Meetings with State’s senior leadership allowed me to highlight the value of speaker programs, ethics in journalism workshops, rule of law seminars, panels on civil society and women in government or entrepreneurship, and the all-encompassing American studies conferences. As I offered summaries of field reports that spoke of more positive U.S. press coverage, comprehensive political reports, and heightened credibility with contacts, I could see a change in State’s view of USIA’s work. Joseph Nye coined the term soft power in the late 1980s, but it took on greater meaning in the twenty-first century, especially since the 9/11 tragedy. For years, my USIA colleagues and I knew that our work was based on this concept. Soft power is considered the ability of a country to influence others to do what it wants through persuasion instead of force or coercion. We hear it frequently in foreign policy debates. We heard it often in former secretary of state Hillary Clinton’s testimony before foreign relations committees. In fact, she might be credited with coining the term smart power as a combination of soft and hard power.

The more I read in preparation for teaching my UCF students, the more I saw multiple references to public diplomacy successes in the State Department and the Department of Defense. For example, U.S.–North Korean relations warmed up, albeit briefly, when the normally anti-American regime allowed the 2008 performance of the New York Philharmonic at a Pyongyang theater along with a broadcast of the concert on North Korean television.

For two tense years, I worked closely with my State colleagues to put in place a viable new structure within the department. My strongest and most trusted advocate in this process at State was Ambassador Marc Grossman. Marc and I had served together in Turkey in the early 1990s. We developed a positive working relationship from that assignment, which lasted throughout the rest of my diplomatic career. Whenever I had a particularly challenging issue, I would seek Marc’s counsel. He appreciated USIA’s programs throughout his career, and I was comfortable requesting his counsel.

Some bureaus in the State Department integrated USIA’s officers directly into their activities. Other bureaus were less interested. The more skeptical State employees accepted the new former USIA colleagues as long as those officers did not compete with them for advancement. I was reminded of my arrival at State from the White House.

Miller Crouch suggested that we begin with USIA’s Western European director, Brian Carlson. Not only did Brian possess the right temperament, but he was one of the most highly respected area directors in USIA. Brian worked with Marc Grossman to have an area director for public diplomacy housed in State’s geographic bureau and help craft public diplomacy programs for the regions. That approach became the model for other bureaus to follow. It was a success mainly because of Marc’s and Brian’s intellects and personalities and their mutual respect. Having State and USIA staffers working in concert ensured well-targeted programs. USIA officers were at the “takeoff.”

During the consolidation and with the steady support of my deputy Mark Jacobs, we wanted to ensure the viability of our respected training program. State agreed that USIA had an efficient training program for new, midlevel, and senor USIA officers. That integration went smoothly, no doubt because of the personalities of Dr. Katherine Lee, our director of training, and Ambassador Ruth A. Davis, then director of the Foreign Service Institute. USIA required a month-long course for press and cultural attachés to learn the historical and cultural landscapes of their new assignments. They arrived at post confident and prepared to navigate their new surroundings. Former USIA officers continue to teach effective public diplomacy courses at the FSI.
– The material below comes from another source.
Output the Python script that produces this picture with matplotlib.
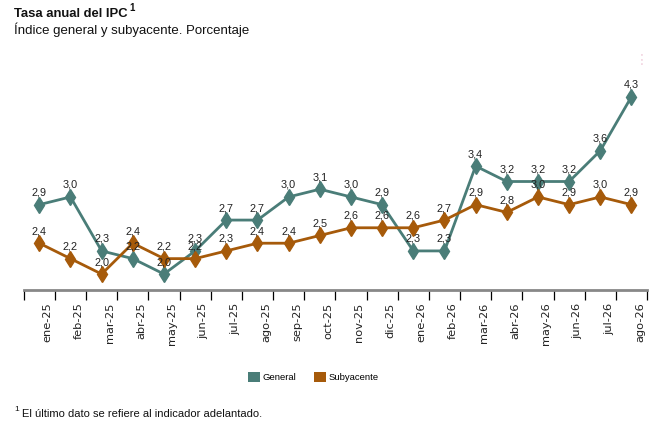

With area directors gradually becoming integrated in the State geographic bureaus, with our training program well integrated, and with the personnel systems moving toward total integration, a new undersecretary was announced. Evelyn Lieberman became the first undersecretary of public diplomacy and public affairs after the consolidation. She came on board a few months before the formal ceremony took place. Lieberman, Secretary Albright, and I presided at the final “handing over of the keys” ceremony. (The event took place two days before I married Wilfred Thomas.) The ceremony’s venue was in front of the former USIA headquarters, which is now State Building #44 at 301 C Street SW. The entire city block in front of the building was closed to traffic. It was filled with USIA colleagues. We made our remarks, we placed the State Department emblem on the building, and the real work of integration began.

In the last fifteen years, nine political appointees have been the undersecretary of public diplomacy and public affairs. No undersecretary has stayed at the job longer than two years, and many stayed for only one. The undersecretary has almost no authority to do anything, making it difficult to make public diplomacy a vital aspect of foreign policy. Public diplomacy happens in the field under the authority of ambassadors who pay attention to the undersecretary or not, as they choose.
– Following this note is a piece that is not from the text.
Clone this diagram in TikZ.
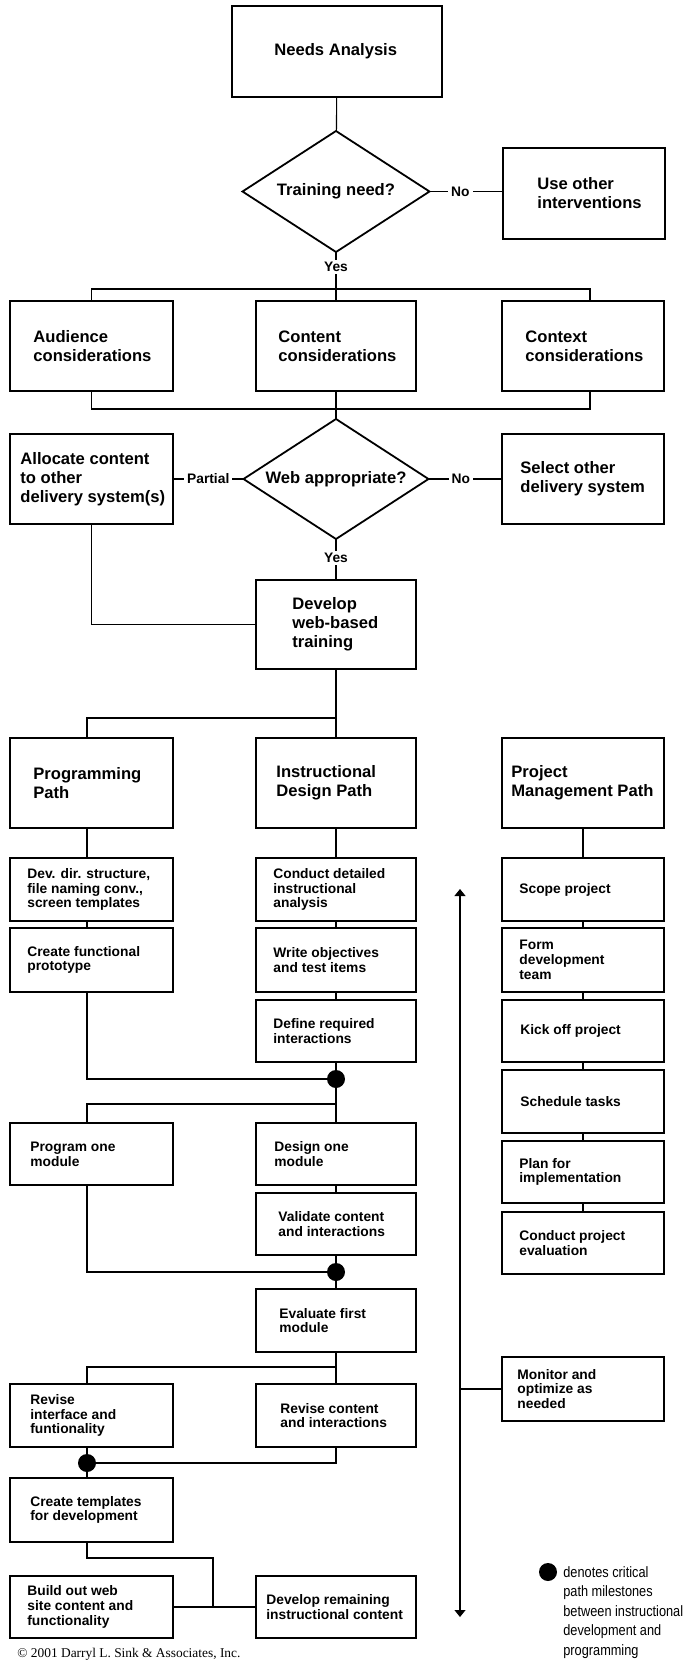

The undersecretaries have been respected journalists, former White House press secretaries, and media moguls, and some have been advertising and marketing gurus. However, even the best communication expert could not present America and its foreign policy goals as marketable products. Much of the world believes our interests abroad are motivated by a need for oil, other natural resources, and political and economic stability in a region.

To change human behavior and opinions requires patience and genuine dialogue. Flashy marketing approaches do not work. Correcting misperceptions about America requires cultural sensitivity, patience, relationship building, and trust. Contrary to popular belief, America’s advanced technology, celebrated universities, military might, and economic stability do not win the hearts and minds of others. I quickly learned that most world cultures value their long histories. They respect the lessons of their past. They rely on historical precedent in making decisions. Citizens of Asia, Africa, Latin America, and Western Europe often remind us of how young we are as a nation. Americans have a great deal to learn from other countries. We work best when we work in partnership.